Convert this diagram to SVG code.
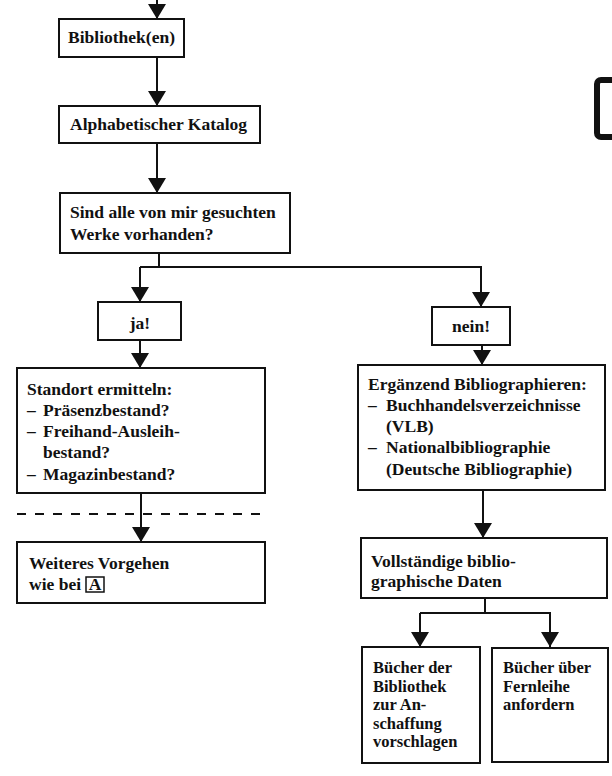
<svg xmlns="http://www.w3.org/2000/svg" width="612" height="776" viewBox="0 0 612 776">
<style>
.box{fill:#fff;stroke:#111;stroke-width:2}
.t{font-family:"Liberation Serif","Times New Roman",serif;font-weight:bold;font-size:17.5px;fill:#111}
.s{font-size:16.5px}
.c{fill:none;stroke:#111;stroke-width:2}
</style>
<defs>
<marker id="ah" markerUnits="userSpaceOnUse" markerWidth="16" markerHeight="18" refX="15" refY="9" orient="auto" viewBox="0 0 16 18">
<path d="M0,0 L15,9 L0,18 Z" fill="#111"/>
</marker>
</defs>
<rect width="612" height="776" fill="#fff"/>
<g id="connectors">
<line class="c" x1="157" y1="0" x2="157" y2="19" marker-end="url(#ah)"/>
<line class="c" x1="157" y1="57" x2="157" y2="106" marker-end="url(#ah)"/>
<line class="c" x1="157" y1="143" x2="157" y2="193" marker-end="url(#ah)"/>
<polyline class="c" points="159,253 159,267"/>
<polyline class="c" points="140,267 481,267 481,307" marker-end="url(#ah)"/>
<line class="c" x1="140" y1="267" x2="140" y2="302" marker-end="url(#ah)"/>
<line class="c" x1="140" y1="340" x2="140" y2="368" marker-end="url(#ah)"/>
<line class="c" x1="141" y1="493" x2="141" y2="542" marker-end="url(#ah)"/>
<line class="c" x1="17" y1="514" x2="260" y2="514" stroke-dasharray="9,9"/>
<line class="c" x1="482" y1="345" x2="482" y2="365" marker-end="url(#ah)"/>
<line class="c" x1="483" y1="490" x2="483" y2="538" marker-end="url(#ah)"/>
<polyline class="c" points="485,598 485,613"/>
<polyline class="c" points="420,613 550,613 550,647" marker-end="url(#ah)"/>
<line class="c" x1="420" y1="613" x2="420" y2="647" marker-end="url(#ah)"/>
</g>
<g id="n-bibliothek">
<rect class="box" x="59" y="19" width="125" height="38"/>
<text class="t" x="68" y="43">Bibliothek(en)</text>
</g>
<g id="n-katalog">
<rect class="box" x="59" y="106" width="201" height="37"/>
<text class="t" x="70" y="130">Alphabetischer Katalog</text>
</g>
<g id="n-frage">
<rect class="box" x="60" y="193" width="230" height="60"/>
<text class="t" x="70" y="218">Sind alle von mir gesuchten</text>
<text class="t" x="70" y="240">Werke vorhanden?</text>
</g>
<g id="n-ja">
<rect class="box" x="98" y="302" width="83" height="38"/>
<text class="t" x="140" y="329" text-anchor="middle">ja!</text>
</g>
<g id="n-standort">
<rect class="box" x="17" y="368" width="248" height="125"/>
<text class="t" x="27" y="395">Standort ermitteln:</text>
<text class="t" x="27" y="416">–</text><text class="t" x="43" y="416">Präsenzbestand?</text>
<text class="t" x="27" y="437">–</text><text class="t" x="43" y="437">Freihand-Ausleih-</text>
<text class="t" x="43" y="458">bestand?</text>
<text class="t" x="27" y="480">–</text><text class="t" x="43" y="480">Magazinbestand?</text>
</g>
<g id="n-weiteres">
<rect class="box" x="17" y="542" width="248" height="61"/>
<text class="t" x="29" y="569">Weiteres Vorgehen</text>
<text class="t" x="29" y="590">wie bei</text>
<rect x="86" y="577" width="18" height="15" fill="none" stroke="#111" stroke-width="1.5"/>
<text class="t" x="95" y="590" text-anchor="middle" font-size="15">A</text>
</g>
<g id="n-nein">
<rect class="box" x="432" y="307" width="78" height="38"/>
<text class="t" x="471" y="332" text-anchor="middle">nein!</text>
</g>
<g id="n-ergaenzend">
<rect class="box" x="358" y="365" width="247" height="125"/>
<text class="t" x="368" y="390">Ergänzend Bibliographieren:</text>
<text class="t" x="368" y="411">–</text><text class="t" x="386" y="411">Buchhandelsverzeichnisse</text>
<text class="t" x="386" y="432">(VLB)</text>
<text class="t" x="368" y="453">–</text><text class="t" x="386" y="453">Nationalbibliographie</text>
<text class="t" x="386" y="475">(Deutsche Bibliographie)</text>
</g>
<g id="n-vollstaendig">
<rect class="box" x="361" y="538" width="246" height="60"/>
<text class="t" x="371" y="567">Vollständige biblio-</text>
<text class="t" x="371" y="587">graphische Daten</text>
</g>
<g id="n-anschaffung">
<rect class="box" x="362" y="647" width="118" height="116"/>
<text class="t s" x="373" y="673">Bücher der</text>
<text class="t s" x="373" y="692">Bibliothek</text>
<text class="t s" x="373" y="710">zur An-</text>
<text class="t s" x="373" y="729">schaffung</text>
<text class="t s" x="373" y="747">vorschlagen</text>
</g>
<g id="n-fernleihe">
<rect class="box" x="492" y="648" width="116" height="114"/>
<text class="t s" x="503" y="673">Bücher über</text>
<text class="t s" x="503" y="692">Fernleihe</text>
<text class="t s" x="503" y="710">anfordern</text>
</g>
<g id="n-partial">
<rect x="597" y="80" width="40" height="57" rx="4" fill="none" stroke="#111" stroke-width="6"/>
</g>
</svg>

* * * * * * * * *

**Objective:**
Working from the lines above, reproduce the material exactly and exclude its pictures.

**Complete output:**
Convert this diagram to SVG code.
<svg xmlns="http://www.w3.org/2000/svg" width="612" height="776" viewBox="0 0 612 776">
<style>
.box{fill:#fff;stroke:#111;stroke-width:2}
.t{font-family:"Liberation Serif","Times New Roman",serif;font-weight:bold;font-size:17.5px;fill:#111}
.s{font-size:16.5px}
.c{fill:none;stroke:#111;stroke-width:2}
</style>
<defs>
<marker id="ah" markerUnits="userSpaceOnUse" markerWidth="16" markerHeight="18" refX="15" refY="9" orient="auto" viewBox="0 0 16 18">
<path d="M0,0 L15,9 L0,18 Z" fill="#111"/>
</marker>
</defs>
<rect width="612" height="776" fill="#fff"/>
<g id="connectors">
<line class="c" x1="157" y1="0" x2="157" y2="19" marker-end="url(#ah)"/>
<line class="c" x1="157" y1="57" x2="157" y2="106" marker-end="url(#ah)"/>
<line class="c" x1="157" y1="143" x2="157" y2="193" marker-end="url(#ah)"/>
<polyline class="c" points="159,253 159,267"/>
<polyline class="c" points="140,267 481,267 481,307" marker-end="url(#ah)"/>
<line class="c" x1="140" y1="267" x2="140" y2="302" marker-end="url(#ah)"/>
<line class="c" x1="140" y1="340" x2="140" y2="368" marker-end="url(#ah)"/>
<line class="c" x1="141" y1="493" x2="141" y2="542" marker-end="url(#ah)"/>
<line class="c" x1="17" y1="514" x2="260" y2="514" stroke-dasharray="9,9"/>
<line class="c" x1="482" y1="345" x2="482" y2="365" marker-end="url(#ah)"/>
<line class="c" x1="483" y1="490" x2="483" y2="538" marker-end="url(#ah)"/>
<polyline class="c" points="485,598 485,613"/>
<polyline class="c" points="420,613 550,613 550,647" marker-end="url(#ah)"/>
<line class="c" x1="420" y1="613" x2="420" y2="647" marker-end="url(#ah)"/>
</g>
<g id="n-bibliothek">
<rect class="box" x="59" y="19" width="125" height="38"/>
<text class="t" x="68" y="43">Bibliothek(en)</text>
</g>
<g id="n-katalog">
<rect class="box" x="59" y="106" width="201" height="37"/>
<text class="t" x="70" y="130">Alphabetischer Katalog</text>
</g>
<g id="n-frage">
<rect class="box" x="60" y="193" width="230" height="60"/>
<text class="t" x="70" y="218">Sind alle von mir gesuchten</text>
<text class="t" x="70" y="240">Werke vorhanden?</text>
</g>
<g id="n-ja">
<rect class="box" x="98" y="302" width="83" height="38"/>
<text class="t" x="140" y="329" text-anchor="middle">ja!</text>
</g>
<g id="n-standort">
<rect class="box" x="17" y="368" width="248" height="125"/>
<text class="t" x="27" y="395">Standort ermitteln:</text>
<text class="t" x="27" y="416">–</text><text class="t" x="43" y="416">Präsenzbestand?</text>
<text class="t" x="27" y="437">–</text><text class="t" x="43" y="437">Freihand-Ausleih-</text>
<text class="t" x="43" y="458">bestand?</text>
<text class="t" x="27" y="480">–</text><text class="t" x="43" y="480">Magazinbestand?</text>
</g>
<g id="n-weiteres">
<rect class="box" x="17" y="542" width="248" height="61"/>
<text class="t" x="29" y="569">Weiteres Vorgehen</text>
<text class="t" x="29" y="590">wie bei</text>
<rect x="86" y="577" width="18" height="15" fill="none" stroke="#111" stroke-width="1.5"/>
<text class="t" x="95" y="590" text-anchor="middle" font-size="15">A</text>
</g>
<g id="n-nein">
<rect class="box" x="432" y="307" width="78" height="38"/>
<text class="t" x="471" y="332" text-anchor="middle">nein!</text>
</g>
<g id="n-ergaenzend">
<rect class="box" x="358" y="365" width="247" height="125"/>
<text class="t" x="368" y="390">Ergänzend Bibliographieren:</text>
<text class="t" x="368" y="411">–</text><text class="t" x="386" y="411">Buchhandelsverzeichnisse</text>
<text class="t" x="386" y="432">(VLB)</text>
<text class="t" x="368" y="453">–</text><text class="t" x="386" y="453">Nationalbibliographie</text>
<text class="t" x="386" y="475">(Deutsche Bibliographie)</text>
</g>
<g id="n-vollstaendig">
<rect class="box" x="361" y="538" width="246" height="60"/>
<text class="t" x="371" y="567">Vollständige biblio-</text>
<text class="t" x="371" y="587">graphische Daten</text>
</g>
<g id="n-anschaffung">
<rect class="box" x="362" y="647" width="118" height="116"/>
<text class="t s" x="373" y="673">Bücher der</text>
<text class="t s" x="373" y="692">Bibliothek</text>
<text class="t s" x="373" y="710">zur An-</text>
<text class="t s" x="373" y="729">schaffung</text>
<text class="t s" x="373" y="747">vorschlagen</text>
</g>
<g id="n-fernleihe">
<rect class="box" x="492" y="648" width="116" height="114"/>
<text class="t s" x="503" y="673">Bücher über</text>
<text class="t s" x="503" y="692">Fernleihe</text>
<text class="t s" x="503" y="710">anfordern</text>
</g>
<g id="n-partial">
<rect x="597" y="80" width="40" height="57" rx="4" fill="none" stroke="#111" stroke-width="6"/>
</g>
</svg>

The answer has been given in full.